The workers from Postville, the Supreme Court Justices, and even DHS surprisingly agree that immigration enforcement priorities are mistaken and that we urgently need to correct them. Refocusing enforcement efforts on employers who exploit the broken immigration system for their own gain is a welcome shift, but as Ali Noorani said in response to the new guidance, “tweaking enforcement policies is no substitute for reform.”



People of faith and conscience from different traditions and all walks of life will come together in Postville on May 12th to mark the one-year anniversary of the raid. As the bells at St. Bridget’s church ring at 10am EST, the echo will carry across the country with over forty other communities in 20 different states participating in simultaneous vigils and events, ringing their church bells or sounding their shofars.

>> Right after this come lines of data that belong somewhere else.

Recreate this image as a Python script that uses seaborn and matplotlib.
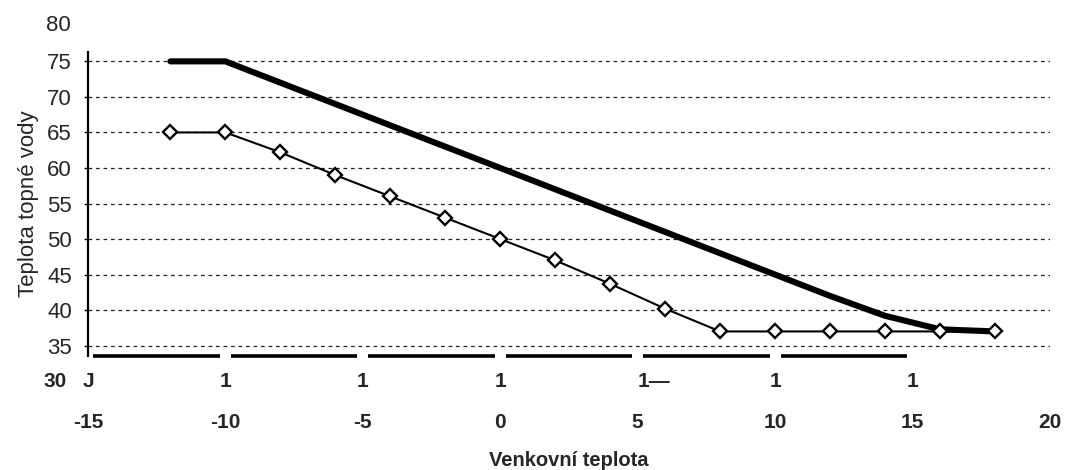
import matplotlib
matplotlib.use('Agg')
import matplotlib.pyplot as plt
import matplotlib.transforms as mtransforms
import seaborn as sns
import pandas as pd

# data
outdoor_temp = [-12, -10, -8, -6, -4, -2, 0, 2, 4, 6, 8, 10, 12, 14, 16, 18]
water_max = [75, 75, 72, 69, 66, 63, 60, 57, 54, 51, 48, 45, 42, 39.2, 37.3, 37]
water_curve = [65, 65, 62.2, 59, 56, 53, 50, 47, 43.7, 40.2, 37, 37, 37, 37, 37, 37]

y_ticks = [35, 40, 45, 50, 55, 60, 65, 70, 75]
x_ticks = [-15, -10, -5, 0, 5, 10, 15, 20]
# scanner/OCR row under the axis
ocr_row_pos = [-15, -10, -5, 0, 5, 10, 15]
ocr_row_txt = ['J', '1', '1', '1', '1\u2014', '1', '1']

df = pd.DataFrame({'x': outdoor_temp, 'max': water_max, 'curve': water_curve})

sns.set_style('white')
plt.rcParams['font.family'] = ['Liberation Sans', 'DejaVu Sans']

fig = plt.figure(figsize=(10.7, 4.7), dpi=100)
ax = fig.add_axes([0.0822, 0.2434, 0.8990, 0.6457])

ax.set_xlim(-15, 20)
ax.set_ylim(33.6, 76.3)

# dashed horizontal grid
for y in y_ticks:
    ax.axhline(y, color='#222222', lw=0.9, linestyle=(0, (3, 3)), zorder=1)

sns.lineplot(data=df, x='x', y='max', color='black', lw=4.4, ax=ax, zorder=3)
sns.lineplot(data=df, x='x', y='curve', color='black', lw=1.5, marker='D',
             markersize=7.5, markerfacecolor='white', markeredgecolor='black',
             markeredgewidth=1.7, ax=ax, zorder=4)

# spines
for s in ['top', 'right', 'bottom']:
    ax.spines[s].set_visible(False)
ax.spines['left'].set_linewidth(1.6)
ax.spines['left'].set_color('black')

# broken thick axis line at the bottom
ybot = ax.get_ylim()[0]
for t in x_ticks[:-2]:
    ax.plot([t + 0.2, t + 4.8], [ybot, ybot], color='black', lw=2.6,
            solid_capstyle='butt', clip_on=False, zorder=5)

ax.set_yticks(y_ticks)
ax.set_yticklabels([str(v) for v in y_ticks])
ax.tick_params(axis='y', length=3, width=1, pad=8.5, labelsize=16, left=True,
               direction='out', color='black')

ax.set_xticks(x_ticks)
ax.set_xticklabels([str(v) for v in x_ticks], fontweight='bold')
ax.tick_params(axis='x', length=0, pad=41, labelsize=15)

blend = mtransforms.blended_transform_factory(ax.transAxes, ax.transData)
ax.text(-0.018, 80, '80', transform=blend, ha='right', va='center',
        fontsize=16, clip_on=False)
ax.text(-0.022, 30, '30', transform=blend, ha='right', va='center',
        fontsize=15, fontweight='bold', clip_on=False)
for pos, txt in zip(ocr_row_pos, ocr_row_txt):
    ax.text(pos, 30, txt, ha='center' if txt != '1\u2014' else 'left',
            va='center', fontsize=15, fontweight='bold', clip_on=False)

ax.set_xlabel('Venkovn\u00ed teplota', fontsize=14.5, fontweight='bold', labelpad=14)
ax.set_ylabel('Teplota topn\u00e9 vody', fontsize=16, labelpad=6)

fig.savefig('out.png', dpi=100)
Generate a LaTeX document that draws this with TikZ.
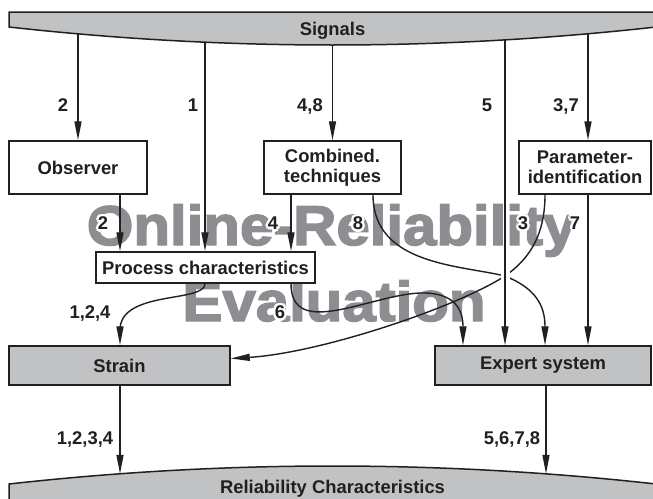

As politicians and pundits divisively argue about the potential politics of reforming immigration, the communities that stand as witnesses to the realities of failed policies are united and speaking as one. There are those pols and pundits who urge the administration and the legislature to wait. On May 12th, the bells atop the small church in Iowa will ring out in response, to remind America of the fierce urgency of now.